I was just called urgently to the bedside of a patient. So I went. Urgently. And then? When I got there? The nurse that had called me? Wouldn't tell me anything. I don't know what she was expecting that I would do with... no information. So, I think I kind of got a bit short with her. I basically demanded to know what was going on. Because... I kinda sorta needed a medical-ish opinion or at least description of what I was looking for. To, you know, actually evaluate the patient. And I ended up having to get all the info from the mom. Even though the patient is in a constantly monitored environment with a nurse not ten feet away who should be looking at things. Like the monitor. And the patient.

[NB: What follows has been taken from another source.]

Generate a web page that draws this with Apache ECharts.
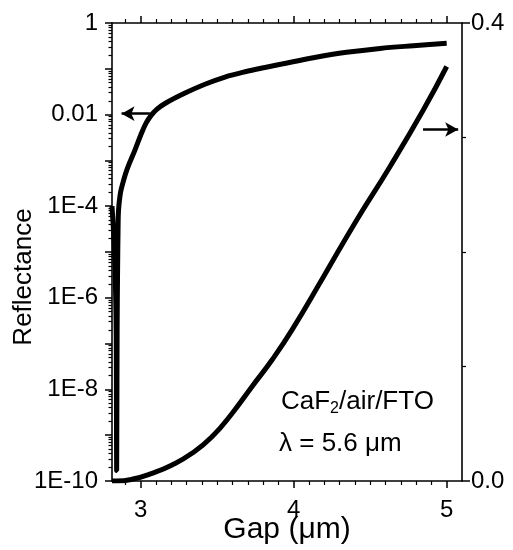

Anyway, I was annoyed.
I think I scared the nurse.
And... the part of me that's human (and I am pronouncing this in my head in the North-easternly way, you know - 'yoo-man.' Just in case you were wondering) felt really bad about it.
But the part of me that is a resident doctor up in the middle of the night dealing with all sorts of bizarre goings-on? Feels like she should just deal.
Hmm. I had assumed that by doing pediatrics, I would avoid some of the cynicism and arrogance that seem to get added on to our collective personalities as the MD degrees go on our walls.
Perhaps not.
Or perhaps I can attribute it all to the un-naturalness of being up and functional at 3 in the morning.